There are, of course, countless statements on the internet claiming insufficiency and whatnot, and that is what Wikipedia and the Scientific American claim. However, if you compare what these sources say to the actual content of the experiments and scientific papers, you will see that Wikipedia authors know nothing and they are describing a fantasy. They are not critiquing the actual experiments. Also, the reasons they give make no scientific sense. They resemble statements by Morrison about recombination, which are physically impossible and 5 orders of magnitude wrong, or statements by Shanahan, which violate Faraday’s laws, thermodynamics, and which are easily disproved by the actual data from experiments.
4
JedRothwell
Verified User
10,094
Aug 13th 2017
#257
Quote from Eric Walker
There are several theories for how helium could be produced. Many prominent LENR researchers assume it is the result of some combination of deuterium.
That would be fusion. Are you saying you do not think that is happening?
Quote from Eric Walker
A possibility I like is induced alpha decay of an alpha emitter such as platinum.
This cannot explain the high levels of heat in the cell, because there is no doubt the palladium cathode is the source of the heat. This is readily apparent by many methods. The simplest and perhaps best method is what you see in a boiling cell with no input power. Close-up videos of this show that the boiling water all originates at the cathode, not the anode. The cathode is hot, and it remains hot for hours or days. The anode is the same temperature as the other wires in the cell such as the thermocouples and lead wires. There is no boiling around them, either. Also, the palladium is the source of x-rays, not the platinum. So, there must be some other nuclear reaction occurring in the palladium.
Would these reactions produce measurable transmutations in the platinum? I am not aware of any such transmutations, but people may not have looked for them.
1
JedRothwell
Verified User
10,094
Aug 13th 2017
#258
Quote from maryyugo
I am reminded of listening to lectures on nuclear physics by Edward Teller towards the end of his life. He was always direct and clear, regardless of how complex the subject was.
You may want to learn what Teller had to say about cold fusion towards the end of his life.
Eric Walker
Verified User
3,426
Aug 13th 2017
#259
Quote from JedRothwell
That would be fusion. Are you saying you do not think that is happening?
I’m saying I reserve judgment. To my own mind, fusion of deuterium has not been given more than a circumstantial basis, and one that remains open to questions. I’m not trained in any relevant field, so it’s just my own opinion. One that I hold nonetheless as someone watching the field.
You can still have the palladium cathode be the location of the heat in a scenario where the platinum is gradually electroplated onto the palladium cathode. Deuterium, somehow important to the PdD electrolytic system, migrates towards the cathode and not the anode. Perhaps it is at the cathode, then, that the deuterium and electroplated platinum interact. As for transmutations in the platinum, I believe that would be an implication.
JedRothwell
Verified User
10,094
Aug 13th 2017
#260
Quote from Eric Walker
You can still have the palladium cathode be the location of the heat in a scenario where the platinum is gradually electroplated onto the palladium cathode.
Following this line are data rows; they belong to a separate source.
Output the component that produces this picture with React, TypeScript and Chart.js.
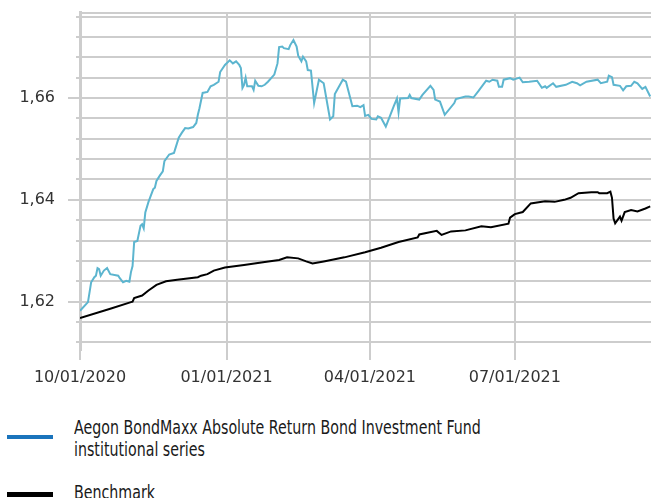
import React, { useEffect, useRef } from 'react';
import { Chart, registerables } from 'chart.js';

Chart.register(...registerables);

// x values are days since 2020-10-01
const fundDays = [
  0, 5, 7, 9, 10, 11, 12, 13, 15, 17, 19, 24, 25, 27, 29, 31, 32, 33, 34, 36,
  38, 39, 40, 41, 43, 46, 47, 48, 50, 52, 53, 56, 59, 60, 62, 64, 66, 68, 71, 73,
  74, 75, 77, 80, 82, 84, 87, 88, 91, 94, 96, 98, 100, 101, 102, 103, 104, 105, 108, 109,
  110, 112, 114, 116, 118, 122, 124, 125, 127, 128, 131, 132, 134, 136, 137, 139, 140, 142, 143, 145,
  147, 150, 153, 157, 159, 160, 165, 167, 171, 174, 176, 178, 179, 181, 183, 186, 187, 189, 192, 197,
  199, 200, 201, 206, 207, 208, 213, 215, 220, 222, 223, 226, 229, 235, 236, 242, 244, 247, 250, 255,
  257, 259, 262, 263, 265, 266, 270, 272, 276, 278, 282, 287, 290, 292, 293, 297, 299, 305, 309, 312,
  314, 318, 325, 327, 331, 332, 334, 335, 339, 341, 343, 346, 348, 350, 353, 355, 358,
];
const fundValues = [
  1.6182, 1.6199, 1.6238, 1.6248, 1.6251, 1.6266, 1.6264, 1.6251, 1.6261, 1.6266,
  1.6254, 1.6251, 1.6246, 1.6238, 1.6241, 1.6239, 1.6258, 1.627, 1.6317, 1.6319,
  1.6349, 1.6352, 1.6344, 1.6375, 1.6396, 1.6421, 1.6424, 1.6437, 1.6447, 1.6456,
  1.6476, 1.6489, 1.6492, 1.6502, 1.6522, 1.6532, 1.6541, 1.654, 1.6543, 1.6551,
  1.6567, 1.658, 1.661, 1.6612, 1.6623, 1.6626, 1.6632, 1.6651, 1.6665, 1.6674,
  1.6668, 1.6672, 1.6665, 1.6659, 1.662, 1.6626, 1.664, 1.6623, 1.6623, 1.6616,
  1.6634, 1.6624, 1.6623, 1.6626, 1.6632, 1.6646, 1.6668, 1.67, 1.6701, 1.6698,
  1.6696, 1.6704, 1.6714, 1.6701, 1.6683, 1.6672, 1.6681, 1.6672, 1.6655, 1.6654,
  1.659, 1.6636, 1.6629, 1.6558, 1.6564, 1.6608, 1.6636, 1.6632, 1.6584, 1.6585,
  1.6582, 1.6586, 1.6565, 1.6567, 1.6559, 1.6558, 1.6564, 1.6561, 1.6544, 1.6584,
  1.6599, 1.6572, 1.6599, 1.66, 1.6606, 1.66, 1.6597, 1.6606, 1.6624, 1.6616,
  1.6597, 1.6593, 1.6567, 1.659, 1.6598, 1.6603, 1.6603, 1.6601, 1.6613, 1.6634,
  1.6632, 1.6636, 1.6634, 1.6622, 1.6622, 1.6636, 1.6639, 1.6636, 1.664, 1.6631,
  1.6632, 1.6634, 1.662, 1.6623, 1.662, 1.6629, 1.6622, 1.6626, 1.6632, 1.6629,
  1.6625, 1.6632, 1.6636, 1.6629, 1.6632, 1.6644, 1.6641, 1.6626, 1.6624, 1.6615,
  1.6623, 1.6624, 1.6632, 1.6629, 1.6618, 1.6622, 1.6603,
];

const benchDays = [
  0, 19, 32, 33, 34, 39, 43, 48, 54, 61, 74, 76, 80, 84, 91, 103, 116, 125, 130, 137,
  142, 146, 153, 166, 179, 189, 200, 212, 213, 224, 227, 233, 242, 252, 258, 269, 270, 273, 278, 283,
  292, 298, 304, 308, 313, 321, 325, 326, 331, 333, 334, 335, 336, 339, 340, 342, 346, 350, 355, 358,
];
const benchValues = [
  1.6168, 1.6186, 1.6199, 1.62, 1.6207, 1.6212, 1.6222, 1.6233, 1.624, 1.6243,
  1.6248, 1.6251, 1.6254, 1.6261, 1.6267, 1.6272, 1.6278, 1.6282, 1.6287, 1.6285,
  1.6279, 1.6275, 1.6279, 1.6287, 1.6297, 1.6306, 1.6317, 1.6326, 1.6332, 1.6339,
  1.6331, 1.6338, 1.634, 1.6348, 1.6346, 1.6353, 1.6365, 1.6372, 1.6376, 1.6393,
  1.6397, 1.6396, 1.64, 1.6404, 1.6413, 1.6415, 1.6415, 1.6413, 1.6413, 1.6416,
  1.6404, 1.6363, 1.6354, 1.6367, 1.6359, 1.6376, 1.638, 1.6377, 1.6383, 1.6387,
];

const xTickDays = [0, 92, 182, 273];
const xTickLabels = ['10/01/2020', '01/01/2021', '04/01/2021', '07/01/2021'];
const yGridValues = [
  1.612, 1.616, 1.62, 1.624, 1.628, 1.632, 1.636, 1.64, 1.644, 1.648, 1.652, 1.656,
  1.66, 1.664, 1.668, 1.672, 1.676,
];
const yLabelValues = [1.62, 1.64, 1.66];
const yLabelTexts = ['1,62', '1,64', '1,66'];

const fundName = 'Aegon BondMaxx Absolute Return Bond Investment Fund institutional series';
const benchName = 'Benchmark';

const GRID = '#cdcdcd';
const FUND_LINE = '#5cb5cf';
const FUND_SWATCH = '#1a74bc';
const BENCH = '#000000';

const labelIndex = (v: number) => yLabelValues.findIndex((l) => Math.abs(l - v) < 1e-6);

const framePlugin = {
  id: 'frame',
  beforeDatasetsDraw(chart: any) {
    const { ctx, chartArea, scales } = chart;
    const y = scales.y;
    ctx.save();
    ctx.strokeStyle = GRID;
    ctx.lineWidth = 2;
    ctx.beginPath();
    ctx.moveTo(chartArea.left, Math.round(chartArea.top));
    ctx.lineTo(chartArea.right, Math.round(chartArea.top));
    ctx.stroke();
    y.ticks.forEach((t: any) => {
      const py = Math.round(y.getPixelForValue(t.value));
      const major = labelIndex(t.value) >= 0;
      ctx.beginPath();
      ctx.moveTo(chartArea.left - (major ? 12 : 4), py);
      ctx.lineTo(chartArea.left, py);
      ctx.stroke();
    });
    ctx.restore();
  },
};

export default function App() {
  const canvasRef = useRef<HTMLCanvasElement | null>(null);

  useEffect(() => {
    if (!canvasRef.current) return;
    const chart = new Chart(canvasRef.current, {
      type: 'line',
      data: {
        datasets: [
          {
            label: fundName,
            data: fundDays.map((d, i) => ({ x: d, y: fundValues[i] })),
            borderColor: FUND_LINE,
            borderWidth: 2,
            pointRadius: 0,
            tension: 0,
            fill: false,
          },
          {
            label: benchName,
            data: benchDays.map((d, i) => ({ x: d, y: benchValues[i] })),
            borderColor: BENCH,
            borderWidth: 2,
            pointRadius: 0,
            tension: 0,
            fill: false,
          },
        ],
      },
      options: {
        animation: false,
        responsive: false,
        devicePixelRatio: 1,
        layout: { padding: { top: 12.5, left: 0, right: 0, bottom: 0 } },
        plugins: { legend: { display: false }, tooltip: { enabled: false } },
        scales: {
          x: {
            type: 'linear',
            min: 0,
            max: 358.5,
            afterBuildTicks: (scale: any) => {
              scale.ticks = xTickDays.map((v) => ({ value: v }));
            },
            afterFit: (scale: any) => {
              scale.height = 50;
              scale.paddingLeft = 0;
              scale.paddingRight = 0;
            },
            ticks: {
              autoSkip: false,
              maxRotation: 0,
              minRotation: 0,
              padding: 8,
              color: '#333333',
              font: { family: 'DejaVu Sans', size: 16 },
              callback: (_v: any, i: number) => xTickLabels[i],
            },
            grid: { color: GRID, lineWidth: 2, drawTicks: true, tickLength: 10 },
            border: { display: false },
          },
          y: {
            type: 'linear',
            min: 1.6105,
            max: 1.6768,
            afterBuildTicks: (scale: any) => {
              scale.ticks = yGridValues.map((v) => ({ value: v }));
            },
            afterFit: (scale: any) => {
              scale.width = 80;
              scale.paddingTop = 0;
              scale.paddingBottom = 0;
            },
            ticks: {
              autoSkip: false,
              padding: 25,
              color: '#333333',
              font: { family: 'DejaVu Sans', size: 16 },
              callback: (v: any) => {
                const i = labelIndex(Number(v));
                return i >= 0 ? yLabelTexts[i] : '';
              },
            },
            grid: { color: GRID, lineWidth: 2, drawTicks: false },
            border: { display: true, color: GRID, width: 3 },
          },
        },
      },
      plugins: [framePlugin],
    } as any);
    return () => chart.destroy();
  }, []);

  const textStyle: React.CSSProperties = {
    position: 'absolute',
    left: 74,
    width: 720,
    fontFamily: '"DejaVu Sans Condensed", sans-serif',
    fontSize: 20,
    lineHeight: '22px',
    color: '#1a1a1a',
    transform: 'scaleX(0.79)',
    transformOrigin: '0 0',
    whiteSpace: 'nowrap',
  };

  return (
    <div
      style={{
        position: 'absolute',
        left: 0,
        top: 0,
        width: 651,
        height: 498,
        overflow: 'hidden',
        background: '#ffffff',
      }}
    >
      <canvas ref={canvasRef} width={651} height={400} style={{ display: 'block', width: 651, height: 400 }} />
      <div style={{ position: 'absolute', left: 7, top: 435, width: 46, height: 4, background: FUND_SWATCH }} />
      <div style={{ ...textStyle, top: 416 }}>
        Aegon BondMaxx Absolute Return Bond Investment Fund
        <br />
        institutional series
      </div>
      <div style={{ position: 'absolute', left: 7, top: 492, width: 46, height: 5, background: BENCH }} />
      <div style={{ ...textStyle, top: 481 }}>{benchName}</div>
    </div>
  );
}
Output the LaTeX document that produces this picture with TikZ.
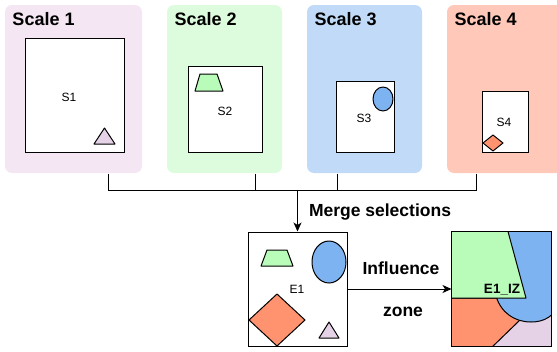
\documentclass[tikz,border=0pt]{standalone}
\usepackage{fontspec}
\setmainfont{Liberation Sans}
\usepackage{tikz}
\usetikzlibrary{arrows,arrows.meta,shapes,positioning,calc}
\definecolor{lilac}{HTML}{F4E6F2}
\definecolor{mint}{HTML}{DDFBDD}
\definecolor{sky}{HTML}{C1DAF7}
\definecolor{peach}{HTML}{FFC8B8}
\definecolor{shpink}{HTML}{E6D2E6}
\definecolor{shgreen}{HTML}{B9FBB9}
\definecolor{shblue}{HTML}{7EB3F2}
\definecolor{shsalmon}{HTML}{FF9370}
\tikzstyle{panel}=[rounded corners=7pt,inner sep=0pt,minimum height=168pt]
\tikzstyle{frame}=[draw,fill=white,inner sep=0pt,line width=1pt]
\tikzstyle{title}=[anchor=base west,inner sep=0pt,font=\fontsize{18}{20}\selectfont\bfseries]
\tikzstyle{lbl}=[inner sep=0pt,font=\fontsize{12}{14}\selectfont]
\tikzstyle{big}=[inner sep=0pt,font=\fontsize{17.5}{20}\selectfont\bfseries]
\tikzstyle{shp}=[draw,line width=1pt,line join=round]
\tikzstyle{flow}=[-{Stealth[length=9pt,width=8pt,inset=2.5pt]}]

\begin{document}
\begin{tikzpicture}[x=1pt,y=-1pt,line width=1pt]
\useasboundingbox (0,0) rectangle (557,351);

% the four scales
\node [panel,fill=lilac,minimum width=137pt] (p1) at (73.5,89) {};
\node [panel,fill=mint,minimum width=115pt] (p2) at (224.5,89) {};
\node [panel,fill=sky,minimum width=115pt] (p3) at (364.5,89) {};
\begin{scope}
\clip (0,0) rectangle (557,351);
\node [panel,fill=peach,minimum width=125pt] (p4) at (509.5,89) {};
\end{scope}
\node [title] (t1) at (12,25) {Scale 1};
\node [title] (t2) at (174,25) {Scale 2};
\node [title] (t3) at (314,25) {Scale 3};
\node [title] (t4) at (454,25) {Scale 4};

% selections
\node [frame,minimum width=99pt,minimum height=114pt] (s1) at (74.5,95) {};
\node [frame,minimum width=74pt,minimum height=86pt] (s2) at (225,109) {};
\node [frame,minimum width=58pt,minimum height=71pt] (s3) at (365,116.5) {};
\node [frame,minimum width=46pt,minimum height=61pt] (s4) at (505,121.5) {};
\node [lbl] (l1) at (69,97) {S1};
\node [lbl] (l2) at (225,111) {S2};
\node [lbl] (l3) at (364,118) {S3};
\node [lbl] (l4) at (504,122) {S4};
\draw [shp,fill=shpink] (94,144) -- (104.5,128) -- (115,144) -- cycle;
\draw [shp,fill=shgreen] (195,91) -- (200,74) -- (217,74) -- (223,91) -- cycle;
\draw [shp,fill=shblue] (383,99) ellipse [x radius=10,y radius=12];
\draw [shp,fill=shsalmon] (493,143) +(-10,0) -- +(0,-8) -- +(10,0) -- +(0,8) -- cycle;

% merged selection
\node [frame,minimum width=99pt,minimum height=114pt] (e1) at (297.5,289) {};
\node [frame,minimum width=99pt,minimum height=114pt] (iz) at (501.5,289) {};
\node [lbl] (le1) at (297,289) {E1};
\draw [shp,fill=shgreen] (261,266) -- (267,250) -- (287,250) -- (293,266) -- cycle;
\draw [shp,fill=shblue] (329,262) ellipse [x radius=17,y radius=21];
\draw [shp,fill=shsalmon] (277,320) +(-28,0) -- +(0,-26) -- +(28,0) -- +(0,26) -- cycle;
\draw [shp,fill=shpink] (319,338) -- (329,322) -- (339,338) -- cycle;

% influence zone
\begin{scope}
\clip (iz.north west) rectangle (iz.south east);
\draw [shp,fill=shpink] (488,350) -- (521,318) -- (560,300) -- (560,350) -- cycle;
\draw [shp,fill=shsalmon] (445,298) -- (500,298) -- (521,319) -- (489,350) -- (445,350) -- cycle;
\draw [shp,fill=shblue] (498,226) -- (560,226) -- (560,300)
  .. controls (556,317) and (543,322) .. (531,322)
  .. controls (515,322) and (501,313) .. (496,296) -- cycle;
\draw [shp,fill=shgreen] (445,226) -- (506.5,226) -- (526,298) -- (445,298) -- cycle;
\end{scope}
\draw [line width=1pt] (iz.north west) rectangle (iz.south east);
\node [inner sep=0pt,font=\fontsize{13.5}{15}\selectfont\bfseries] (liz) at (502,290) {E1\_IZ};

% connectors
\coordinate (j1) at (108,190.5);
\coordinate (j2) at (255,190.5);
\coordinate (j3) at (337,190.5);
\coordinate (j4) at (476,190.5);
\draw (p1.south -| j1) -- (j1);
\draw (p2.south -| j2) -- (j2);
\draw (p3.south -| j3) -- (j3);
\draw (p4.south -| j4) -- (j4);
\draw (j1) -- (j4);
\draw [flow] (e1.north |- j1) -- (e1.north);
\node [big] (merge) at (380,212) {Merge selections};
\draw [flow] (e1.east) -- (iz.west);
\node [big] (infl) at (401,268) {Influence};
\node [big] (zone) at (403,312) {zone};
\end{tikzpicture}
\end{document}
That is a possibility. However, there is other evidence against your hypothesis. Such as:
Pt-D and Pt-H cathodes do not produce heat.
Several cold fusion systems have no platinum in them, such as Arata’s, yet they produce heat. Granted, they have not been widely replicated.
If there were transmutations in electroplated Pt, I think people would have detected them, but perhaps those transmutations would be indistinguishable from transmutations in the Pd. I do not know enough to judge this issue.